The sun is the source of enormous energy. The solar energy received by the total land of India is about 19 trillion kwh per day, which is about 2.2 million tonnes of oil equivalent. Solar radiation is currently being used to generate electricity via two technologies.

(i) Solar Thermal and (ii) Photovoltaic

The photovoltaic’ system generates electricity directly by solar cells while in soar thermal, the solar radiation is converted to thermal energy at a high temperature which can be used directly or sent through a turbine to generate electricity. In both of the technologies, the solar radiant energy is first converted into thermal or heat energy with the help of solar collectors (pans).

(i) Solar Thermal:

Solar cookers, solar water heaters coupled with geysers and solar air heating systems are some attractive options of utilisation of solar energy for domestic purposes. Solar dryers, solar desalination systems and wood seasoning kilns are now being manufactured by several private manufacturers. .Solar steam generating systems, solar cold storage and solar power generating systems have also been installed and tried successfully. In solar thermal energy, sun’s radiant energy is first focused on solar collectors to generate thermal or heat energy which is later converted to electricity. The use of solar cooker is common now-a-days. OREDA (Orissa Renewable Energy Development Agency) is trying to make it popular in Orissa.

(ii) Solar Photovoltaic:

The process of conversion of sun light directly to electricity is known as photo-electricity or photovoltaic conversion. The devices used are photovoltaic cells or simply solar cells.


The solar cells are semiconductors and are made from silicon. The cells are made of two chips of silicon crystals with junctions between them. When sunlight falls on the sand witch, it boils the electrons in the silicon crystal and the electron moves through the junction and an electric current is produced. The current is a direct current (d.c.).
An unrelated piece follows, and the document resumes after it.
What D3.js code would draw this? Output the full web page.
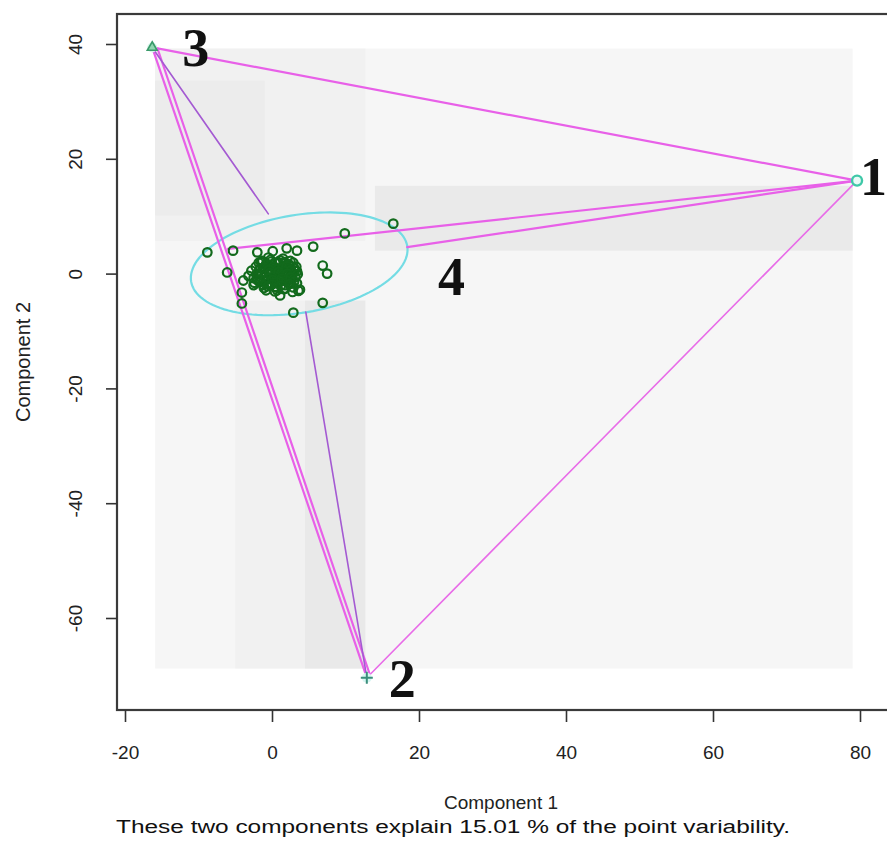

Hence it is converted to alternating current (a.c.) before use. The efficiency of the solar energy conversion in photovoltaic is very low, i.e. hardly 12% to 14% and the cost of the silicon based chips are very high. These two reasons are the main hindrance in making it commercially popular.

Solar power, which has the brightest future, is the least popular of the three main non-conventional energy sources (other two are bioenergy and wind), because of the high capital costs and relatively low currents released.”- says Dr. Ved Mitra, Director of the Solar Energy Centre (SEC) the Ministry of Non-convemtional Energy Sources (MNES) at Gwalpahari, on the Delhi-Haryana border. The cost is more than three times than that of power generated by conventional means. Unless there is tremendous technical advance, solar power will remain peripheral to the larger energy scene.

Uses of Solar Energy:

The solar cells are used by satellites to get energy; photovoltaic modules are used for street lighting, pumping water from both shallow and deep wells, to run refrigerators at remote rural areas which store the vaccines kept at primary health centres and very low power T.V. transmitters. Solar lanterns are available for giving light in rural areas.


But its biggest use in India is found in rural radio telephones of the Department of Telecommunication (DOT). It is the DOT’s annual demand of about 60,000 modules of 70 watt each. Hence several private companies are trying to enter into this field.